Robert Harwood-Matthews had built a new team – which included the man now succeeding him, McCallum, as chief operating officer – and TBWA\Manchester was born.

Despite those changes in his first year which saw several of the agency’s old faithful move on, it is not a conversation topic he has ever laboured upon. Many observers said at the time it was a sign of a man with a big reputation from London who wanted to make an instant mark to announce he had arrived in Manchester. But despite the swiftness with which he acted, Harwood-Matthews always maintained he was playing the long game. And if there was a clash of cultures between the old guard and the new man from down south, he would never indulge us in it. Admitting “there were petty grievances, and things that people were aggravated about that I did,” is as telling as Harwood-Matthews gets. “But I had a job to do and got on with it – and spirited people came with me,” is how he puts it into perspective.

Because of the splash his impact made, Harwood-Matthews – or ‘Badger’ as many of his peers and colleagues have come to know him for his slick of grey hair – became a fixture in the trade press and started to pen columns for the media page of the Manchester Evening News. In one such column, he described the standard of creative work at his first Roses advertising awards as “rubbish” and asked why Manchester “settles for creative mediocrity when there’s so much rock and roll in its veins”.

DIPLOMATIC

A year since that column was published, he is coy about whether his view on the region’s creative standards has changed and is certainly more diplomatic than when the ink was still wet on his MEN article.

“The debate in itself was a valuable exercise because it threw up a whole load of people who got talking about it. It got some people’s backs up, so if nothing else at least we’re talking about what we’re here to do which is deliver great creative work. But there’s been so much change in the last 12 months that it’s quite hard to gauge [whether the standard has improved]. I will be Googling you guys to see what Trevor Beattie makes of it when he comes up to judge the Roses.”

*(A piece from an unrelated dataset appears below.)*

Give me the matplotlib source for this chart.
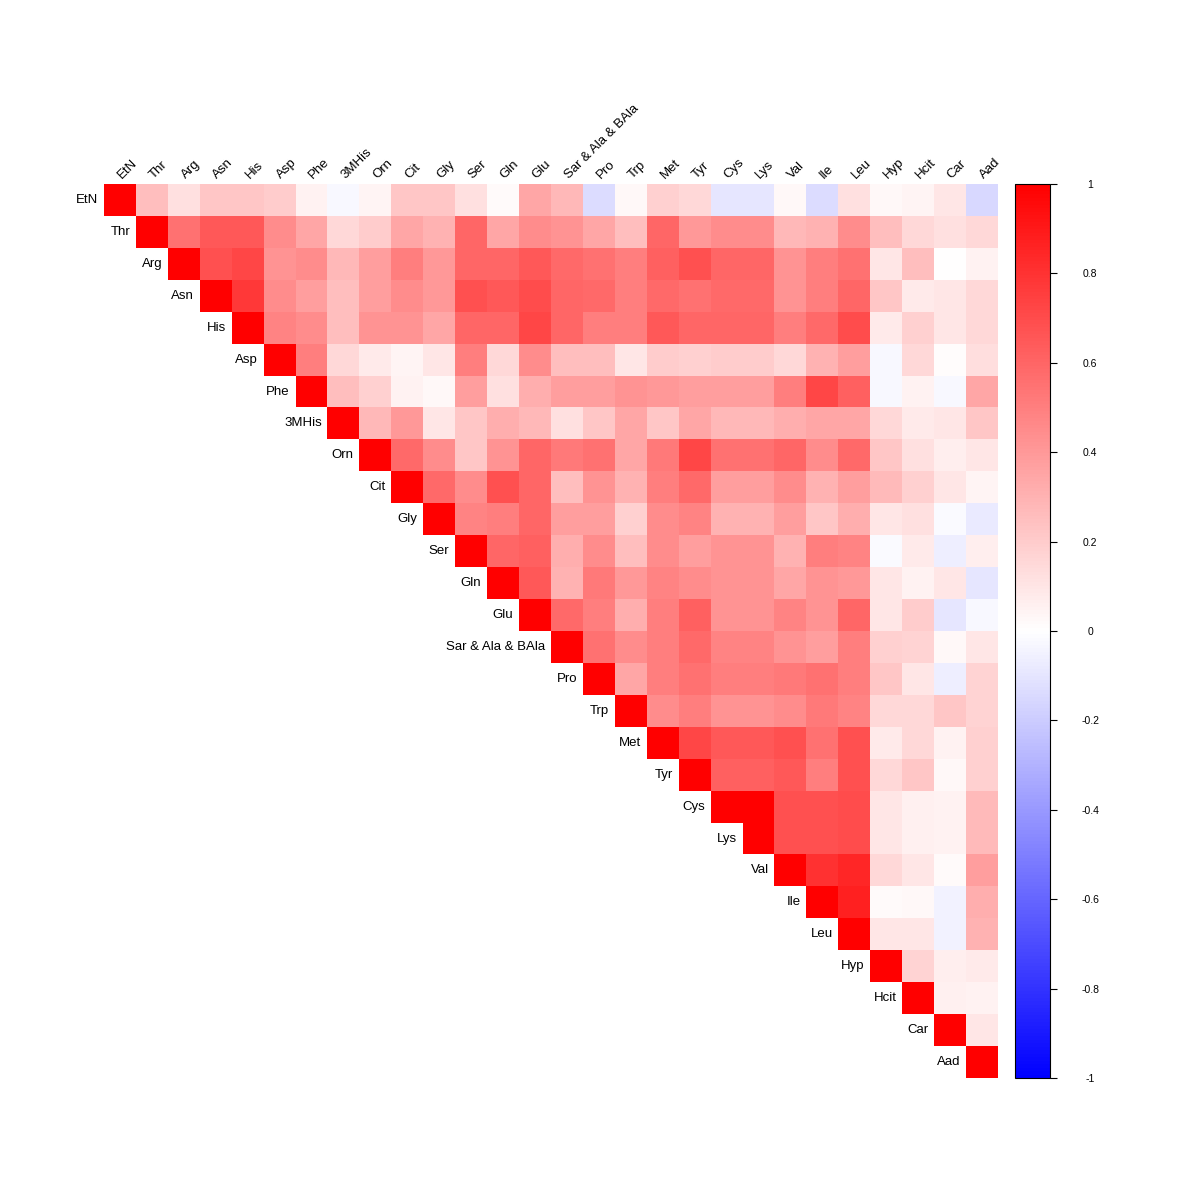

During his time in Manchester, Harwood-Matthews could often be spotted at networking events and group forums to discuss the city’s creative future. Despite being a critic of the city’s creative standards himself, he recalls one forum meeting where he entered into a war of words with Peter Saville, after the revered ‘creative director of Manchester’ told him, ‘You won’t ever find a really exciting advertising agency in Manchester.’ Harwood-Matthews was outraged.

“I was really angered by his comment because I thought, ‘that’s what I’m trying to do’. I’ve since softened though because in some peculiar senses I think he was right.

“What has happened is that at TBWA\Manchester we’ve focussed our energies on becoming a really exciting creative company. We haven’t specifically used the term ‘advertising agency’ because we think that sort of angle is old and besides, we’re making all manner of different things for clients like ghd, Co-Op and Manchester United.

“You probably hear that from a lot of agency heads, but look to London, for example, and they are still advertising agencies down there, and they are still grappling with how to change themselves into multi-disciplinary creative companies.”

So, the future for TBWA\Manchester then. What will McCallum inherit compared to what Harwood-Matthews faced when he arrived? “I wish right now you could walk in before and after to see the energy of the place,” he says. “That energy is made up of so many little different things. It’s people feeling good about themselves running about the agency getting on with stuff, it’s music playing in the background and better kit; it’s made up of a whole host of factors. I’m not singularly responsible for all of them. But hopefully I set the agency in the right direction and to some extent set the pace.”

There is a bing bong chime in the background and it is Harwood-Matthews’s boarding call – time to go.

He leaves TBWA\Manchester a very different agency from when he arrived. And love him or loathe him, one of the north west’s more colourful characters leaves the region a much quieter place.